# [Dataset excerpts]
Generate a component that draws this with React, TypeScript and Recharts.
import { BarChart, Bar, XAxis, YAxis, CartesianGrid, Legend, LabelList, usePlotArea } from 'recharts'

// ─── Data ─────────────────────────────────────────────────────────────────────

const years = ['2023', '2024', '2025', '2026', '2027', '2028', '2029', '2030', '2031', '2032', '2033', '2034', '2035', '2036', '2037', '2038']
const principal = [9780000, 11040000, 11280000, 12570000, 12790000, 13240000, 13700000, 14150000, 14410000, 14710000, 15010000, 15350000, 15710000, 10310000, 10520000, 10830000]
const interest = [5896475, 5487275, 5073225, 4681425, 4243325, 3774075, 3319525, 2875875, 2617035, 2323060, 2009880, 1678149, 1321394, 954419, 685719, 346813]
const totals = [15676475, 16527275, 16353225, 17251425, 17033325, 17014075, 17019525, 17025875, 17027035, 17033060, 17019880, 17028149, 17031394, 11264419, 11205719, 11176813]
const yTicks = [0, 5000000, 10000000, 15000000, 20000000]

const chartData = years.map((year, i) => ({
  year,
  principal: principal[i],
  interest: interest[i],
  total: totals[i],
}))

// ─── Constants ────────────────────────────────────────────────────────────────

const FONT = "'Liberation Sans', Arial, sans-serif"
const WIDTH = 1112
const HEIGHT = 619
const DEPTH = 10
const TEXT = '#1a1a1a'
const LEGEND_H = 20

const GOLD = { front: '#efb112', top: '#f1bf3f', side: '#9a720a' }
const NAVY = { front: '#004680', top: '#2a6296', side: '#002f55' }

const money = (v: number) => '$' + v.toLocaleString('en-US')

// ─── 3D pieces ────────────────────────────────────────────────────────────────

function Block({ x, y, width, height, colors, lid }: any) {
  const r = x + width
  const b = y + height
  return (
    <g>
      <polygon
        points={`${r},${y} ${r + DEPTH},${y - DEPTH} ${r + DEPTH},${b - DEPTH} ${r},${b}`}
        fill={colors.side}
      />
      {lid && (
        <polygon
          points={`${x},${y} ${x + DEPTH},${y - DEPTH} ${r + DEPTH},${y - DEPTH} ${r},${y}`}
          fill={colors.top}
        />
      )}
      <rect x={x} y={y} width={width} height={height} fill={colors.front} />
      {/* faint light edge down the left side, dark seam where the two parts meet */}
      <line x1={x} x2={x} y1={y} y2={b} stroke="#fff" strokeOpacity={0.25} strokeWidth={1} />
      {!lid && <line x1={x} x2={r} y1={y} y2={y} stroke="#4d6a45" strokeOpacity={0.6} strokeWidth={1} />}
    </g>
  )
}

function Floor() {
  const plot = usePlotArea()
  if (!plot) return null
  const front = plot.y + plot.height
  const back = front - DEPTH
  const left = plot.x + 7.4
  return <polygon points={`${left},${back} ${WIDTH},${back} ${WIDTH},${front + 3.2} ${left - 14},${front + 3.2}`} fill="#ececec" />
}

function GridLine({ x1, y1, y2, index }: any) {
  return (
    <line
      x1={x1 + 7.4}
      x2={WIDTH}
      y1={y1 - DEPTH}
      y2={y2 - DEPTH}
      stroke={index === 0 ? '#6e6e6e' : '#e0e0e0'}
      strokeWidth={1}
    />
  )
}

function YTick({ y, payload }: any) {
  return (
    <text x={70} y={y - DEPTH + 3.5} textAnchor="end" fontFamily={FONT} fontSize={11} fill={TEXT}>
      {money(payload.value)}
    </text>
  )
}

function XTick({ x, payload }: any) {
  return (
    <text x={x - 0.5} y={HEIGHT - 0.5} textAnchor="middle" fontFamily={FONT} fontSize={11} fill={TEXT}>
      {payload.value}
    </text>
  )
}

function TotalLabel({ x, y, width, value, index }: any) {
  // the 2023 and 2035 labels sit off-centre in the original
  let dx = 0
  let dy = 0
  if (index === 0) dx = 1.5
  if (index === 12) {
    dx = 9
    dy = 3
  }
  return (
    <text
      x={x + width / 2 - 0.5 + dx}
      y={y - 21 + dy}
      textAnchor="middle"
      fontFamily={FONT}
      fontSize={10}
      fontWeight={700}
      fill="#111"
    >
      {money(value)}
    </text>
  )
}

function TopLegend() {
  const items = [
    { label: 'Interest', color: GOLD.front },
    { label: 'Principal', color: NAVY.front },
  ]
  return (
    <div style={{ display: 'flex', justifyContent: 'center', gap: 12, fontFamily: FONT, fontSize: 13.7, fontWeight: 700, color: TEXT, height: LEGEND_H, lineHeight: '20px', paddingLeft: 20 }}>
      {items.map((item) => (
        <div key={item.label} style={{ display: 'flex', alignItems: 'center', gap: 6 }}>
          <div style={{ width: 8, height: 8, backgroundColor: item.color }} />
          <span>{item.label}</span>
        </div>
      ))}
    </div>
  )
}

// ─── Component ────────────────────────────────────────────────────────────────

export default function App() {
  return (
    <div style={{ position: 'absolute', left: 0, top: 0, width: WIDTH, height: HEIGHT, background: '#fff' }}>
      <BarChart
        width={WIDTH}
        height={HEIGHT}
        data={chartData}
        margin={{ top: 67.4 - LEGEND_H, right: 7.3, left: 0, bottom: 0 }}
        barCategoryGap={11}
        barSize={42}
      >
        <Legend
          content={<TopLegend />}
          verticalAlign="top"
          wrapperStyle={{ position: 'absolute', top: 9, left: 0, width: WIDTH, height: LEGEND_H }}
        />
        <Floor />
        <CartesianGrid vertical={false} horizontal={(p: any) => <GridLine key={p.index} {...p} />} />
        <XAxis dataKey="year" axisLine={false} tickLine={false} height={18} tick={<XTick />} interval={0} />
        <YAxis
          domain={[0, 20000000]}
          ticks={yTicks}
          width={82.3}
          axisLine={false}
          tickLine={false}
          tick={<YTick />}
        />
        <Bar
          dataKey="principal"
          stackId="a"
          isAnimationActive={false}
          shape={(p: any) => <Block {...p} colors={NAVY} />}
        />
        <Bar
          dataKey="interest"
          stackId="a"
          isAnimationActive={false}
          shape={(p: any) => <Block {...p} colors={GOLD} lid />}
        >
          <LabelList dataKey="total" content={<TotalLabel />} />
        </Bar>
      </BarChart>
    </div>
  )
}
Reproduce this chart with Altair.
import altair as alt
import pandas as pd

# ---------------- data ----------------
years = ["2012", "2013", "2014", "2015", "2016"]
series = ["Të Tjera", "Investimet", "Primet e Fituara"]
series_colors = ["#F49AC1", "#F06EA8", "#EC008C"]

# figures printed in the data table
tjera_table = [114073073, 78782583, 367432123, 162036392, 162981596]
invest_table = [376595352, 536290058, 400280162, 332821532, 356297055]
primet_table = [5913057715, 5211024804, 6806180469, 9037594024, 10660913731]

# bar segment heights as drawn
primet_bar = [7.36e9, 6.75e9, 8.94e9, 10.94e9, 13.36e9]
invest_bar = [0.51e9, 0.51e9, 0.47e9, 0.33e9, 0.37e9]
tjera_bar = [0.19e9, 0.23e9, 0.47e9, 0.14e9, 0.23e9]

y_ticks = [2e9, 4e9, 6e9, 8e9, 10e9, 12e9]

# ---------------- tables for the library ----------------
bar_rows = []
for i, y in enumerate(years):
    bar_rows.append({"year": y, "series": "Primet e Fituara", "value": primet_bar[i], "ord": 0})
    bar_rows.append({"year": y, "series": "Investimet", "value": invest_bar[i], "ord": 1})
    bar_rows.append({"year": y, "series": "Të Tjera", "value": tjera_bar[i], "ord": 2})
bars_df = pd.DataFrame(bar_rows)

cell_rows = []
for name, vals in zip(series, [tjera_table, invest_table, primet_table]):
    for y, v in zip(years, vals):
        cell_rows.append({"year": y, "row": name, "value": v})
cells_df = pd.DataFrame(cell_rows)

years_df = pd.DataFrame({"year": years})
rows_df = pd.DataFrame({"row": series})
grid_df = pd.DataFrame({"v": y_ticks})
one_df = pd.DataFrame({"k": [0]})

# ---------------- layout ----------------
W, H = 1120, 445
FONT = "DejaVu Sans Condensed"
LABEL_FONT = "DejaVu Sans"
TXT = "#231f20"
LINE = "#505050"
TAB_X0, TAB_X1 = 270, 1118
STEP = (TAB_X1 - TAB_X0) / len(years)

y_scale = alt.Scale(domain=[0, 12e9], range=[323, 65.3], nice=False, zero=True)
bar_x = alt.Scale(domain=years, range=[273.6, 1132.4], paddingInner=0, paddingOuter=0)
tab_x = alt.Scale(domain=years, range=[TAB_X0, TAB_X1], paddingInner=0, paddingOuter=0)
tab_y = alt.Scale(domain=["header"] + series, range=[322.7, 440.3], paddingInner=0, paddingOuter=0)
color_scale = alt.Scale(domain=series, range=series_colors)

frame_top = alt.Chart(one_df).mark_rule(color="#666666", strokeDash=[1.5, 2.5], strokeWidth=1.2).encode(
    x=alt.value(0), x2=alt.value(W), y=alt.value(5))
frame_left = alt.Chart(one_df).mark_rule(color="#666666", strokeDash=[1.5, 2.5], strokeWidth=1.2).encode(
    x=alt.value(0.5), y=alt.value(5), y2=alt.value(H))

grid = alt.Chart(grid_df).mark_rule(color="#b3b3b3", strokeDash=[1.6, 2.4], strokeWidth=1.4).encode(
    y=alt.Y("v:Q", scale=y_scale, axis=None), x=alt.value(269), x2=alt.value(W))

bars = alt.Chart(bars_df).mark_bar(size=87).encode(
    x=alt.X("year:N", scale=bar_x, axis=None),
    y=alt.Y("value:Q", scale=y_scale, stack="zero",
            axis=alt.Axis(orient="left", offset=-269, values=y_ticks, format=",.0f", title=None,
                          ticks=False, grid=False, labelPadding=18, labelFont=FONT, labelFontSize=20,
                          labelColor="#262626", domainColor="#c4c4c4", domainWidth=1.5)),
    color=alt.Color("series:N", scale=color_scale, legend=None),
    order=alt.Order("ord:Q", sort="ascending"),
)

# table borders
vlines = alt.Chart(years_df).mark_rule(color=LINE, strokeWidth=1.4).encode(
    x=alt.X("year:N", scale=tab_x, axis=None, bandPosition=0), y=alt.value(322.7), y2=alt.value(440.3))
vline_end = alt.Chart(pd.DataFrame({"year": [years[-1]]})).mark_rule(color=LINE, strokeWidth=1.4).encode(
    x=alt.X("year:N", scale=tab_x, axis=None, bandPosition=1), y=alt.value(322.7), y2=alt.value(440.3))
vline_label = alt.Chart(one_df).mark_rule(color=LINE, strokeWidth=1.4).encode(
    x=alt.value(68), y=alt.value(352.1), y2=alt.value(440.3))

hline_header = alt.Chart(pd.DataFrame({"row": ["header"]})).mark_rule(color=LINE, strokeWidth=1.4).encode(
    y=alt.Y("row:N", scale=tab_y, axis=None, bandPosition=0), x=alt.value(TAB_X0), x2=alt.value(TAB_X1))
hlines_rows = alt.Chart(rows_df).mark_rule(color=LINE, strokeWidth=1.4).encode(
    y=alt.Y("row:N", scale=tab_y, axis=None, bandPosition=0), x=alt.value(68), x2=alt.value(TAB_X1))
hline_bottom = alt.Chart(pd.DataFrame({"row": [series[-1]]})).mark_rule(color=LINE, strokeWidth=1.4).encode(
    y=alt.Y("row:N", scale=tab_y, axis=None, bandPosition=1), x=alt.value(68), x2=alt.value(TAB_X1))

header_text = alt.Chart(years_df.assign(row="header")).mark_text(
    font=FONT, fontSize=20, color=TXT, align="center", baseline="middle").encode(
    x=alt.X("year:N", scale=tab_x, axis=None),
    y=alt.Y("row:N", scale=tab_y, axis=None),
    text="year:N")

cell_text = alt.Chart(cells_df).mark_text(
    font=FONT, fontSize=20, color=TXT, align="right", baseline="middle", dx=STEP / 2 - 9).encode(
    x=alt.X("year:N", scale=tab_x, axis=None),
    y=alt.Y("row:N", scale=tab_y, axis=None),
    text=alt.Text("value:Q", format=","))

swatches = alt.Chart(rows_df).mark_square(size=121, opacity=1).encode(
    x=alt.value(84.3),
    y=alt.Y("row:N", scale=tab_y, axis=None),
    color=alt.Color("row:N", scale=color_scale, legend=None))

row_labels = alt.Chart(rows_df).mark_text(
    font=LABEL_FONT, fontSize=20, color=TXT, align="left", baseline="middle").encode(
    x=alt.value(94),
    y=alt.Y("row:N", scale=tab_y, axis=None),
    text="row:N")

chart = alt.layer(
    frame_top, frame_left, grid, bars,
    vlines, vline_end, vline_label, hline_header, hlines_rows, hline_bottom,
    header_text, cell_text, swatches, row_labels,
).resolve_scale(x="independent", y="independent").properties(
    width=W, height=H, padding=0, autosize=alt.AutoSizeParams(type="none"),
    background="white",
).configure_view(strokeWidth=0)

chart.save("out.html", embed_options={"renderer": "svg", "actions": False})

# [Problem description]
Reproduce exactly the lines from the beginning of the entries above up to and including the line that contains "const yTicks = [0, 5000000, 10000000, 15000000, 20000000]".

# [Task response]
Generate a component that draws this with React, TypeScript and Recharts.
import { BarChart, Bar, XAxis, YAxis, CartesianGrid, Legend, LabelList, usePlotArea } from 'recharts'

// ─── Data ─────────────────────────────────────────────────────────────────────

const years = ['2023', '2024', '2025', '2026', '2027', '2028', '2029', '2030', '2031', '2032', '2033', '2034', '2035', '2036', '2037', '2038']
const principal = [9780000, 11040000, 11280000, 12570000, 12790000, 13240000, 13700000, 14150000, 14410000, 14710000, 15010000, 15350000, 15710000, 10310000, 10520000, 10830000]
const interest = [5896475, 5487275, 5073225, 4681425, 4243325, 3774075, 3319525, 2875875, 2617035, 2323060, 2009880, 1678149, 1321394, 954419, 685719, 346813]
const totals = [15676475, 16527275, 16353225, 17251425, 17033325, 17014075, 17019525, 17025875, 17027035, 17033060, 17019880, 17028149, 17031394, 11264419, 11205719, 11176813]
const yTicks = [0, 5000000, 10000000, 15000000, 20000000]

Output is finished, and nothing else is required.